Cross-Asset Signals: Dollar Index Near 98.89, Precious Metals Strength and Crypto Neutrality All Point to a Cautious EUR/USD Tape

Look across assets and the message is consistent. The US Dollar Index trades near 98.89, off its cycle highs but still in the upper part of the long-term channel that began in 2008. The recent drift lower in the index helped gold to blast through prior highs, but the index has not collapsed; it remains structurally firm. That explains why EUR/USD is not breaking higher even with softer US data.
At the same time, crypto markets are signalling indecision, not exuberance. Bitcoin trades in a sideways channel between roughly $85,000 support and $94,000 resistance, with RSI and MACD hovering around neutral levels. That is not a risk-on stampede that normally crushes the dollar; it is a balanced tape where investors are hesitant to commit aggressively in either direction. Precious metals strength, range-bound crypto and a still-elevated Dollar Index collectively argue for cautious, choppy conditions in EUR/USD rather than a trending move higher. In that environment, rallies tend to be sold and support levels come under repeated pressure.

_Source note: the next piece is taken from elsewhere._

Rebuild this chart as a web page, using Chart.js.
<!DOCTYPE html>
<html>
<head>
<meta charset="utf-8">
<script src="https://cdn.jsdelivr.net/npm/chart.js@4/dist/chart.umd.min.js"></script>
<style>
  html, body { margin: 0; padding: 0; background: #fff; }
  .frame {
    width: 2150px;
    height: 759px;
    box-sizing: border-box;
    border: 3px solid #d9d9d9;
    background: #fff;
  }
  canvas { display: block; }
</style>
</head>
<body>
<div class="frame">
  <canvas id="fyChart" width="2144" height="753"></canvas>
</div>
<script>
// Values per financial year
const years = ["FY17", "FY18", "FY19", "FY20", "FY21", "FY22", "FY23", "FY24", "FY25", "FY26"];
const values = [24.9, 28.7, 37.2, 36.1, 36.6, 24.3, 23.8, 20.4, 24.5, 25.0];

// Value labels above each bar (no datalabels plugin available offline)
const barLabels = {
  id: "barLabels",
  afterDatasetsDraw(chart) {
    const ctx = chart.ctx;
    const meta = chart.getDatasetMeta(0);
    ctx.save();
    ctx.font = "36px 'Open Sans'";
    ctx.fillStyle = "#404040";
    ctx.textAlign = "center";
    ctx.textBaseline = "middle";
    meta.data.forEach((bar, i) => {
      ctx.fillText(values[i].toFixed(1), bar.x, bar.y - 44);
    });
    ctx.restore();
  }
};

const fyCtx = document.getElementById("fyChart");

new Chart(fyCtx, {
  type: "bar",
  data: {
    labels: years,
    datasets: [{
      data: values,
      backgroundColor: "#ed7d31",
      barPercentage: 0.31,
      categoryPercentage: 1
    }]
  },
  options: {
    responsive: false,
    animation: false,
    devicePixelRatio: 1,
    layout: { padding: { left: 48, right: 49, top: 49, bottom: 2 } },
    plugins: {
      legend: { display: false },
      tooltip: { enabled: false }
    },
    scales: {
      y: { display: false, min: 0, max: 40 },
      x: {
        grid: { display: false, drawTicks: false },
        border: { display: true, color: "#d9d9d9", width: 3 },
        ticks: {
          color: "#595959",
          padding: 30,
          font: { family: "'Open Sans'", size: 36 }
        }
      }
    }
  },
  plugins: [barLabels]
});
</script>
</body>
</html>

EUR/USD Verdict: Bias is Bearish, Tactical Stance is SELL with 1.17500 Cap and 1.15890–1.1500 as Next Target Zone

Put everything together – spot sliding from 1.1720 to 1.1616, FXE losing $5.396M in one day (1.30% of AUM), EUR/USD up only 0.26% over three months, CFTC data showing speculators still net long 162.8K contracts, gold holding around $4,510 after a $4,260 retest, and the Dollar Index near 98.89 – and the conclusion is direct. The trend risk is to the downside, not the upside.
The pair trades inside a 1.15890–1.17500 speculative range, but the weight of evidence favours a test and likely break of the lower band rather than a sustained push above 1.1720–1.1750. ETF investors are already trimming euro exposure, futures positioning still has plenty of longs that can unwind, and the macro and geopolitical backdrop support the dollar through risk-off channels even when US data underperforms.
On that basis, the stance on EUR/USD is BEARISH, with a SELL bias. Rallies toward 1.1700–1.1745 are better viewed as opportunities to fade, not entries for a medium-term long. As long as the pair stays capped below 1.1750, the probability skew points toward a break under 1.1589 and a move into the 1.1500 area, where the next real test of euro demand will occur.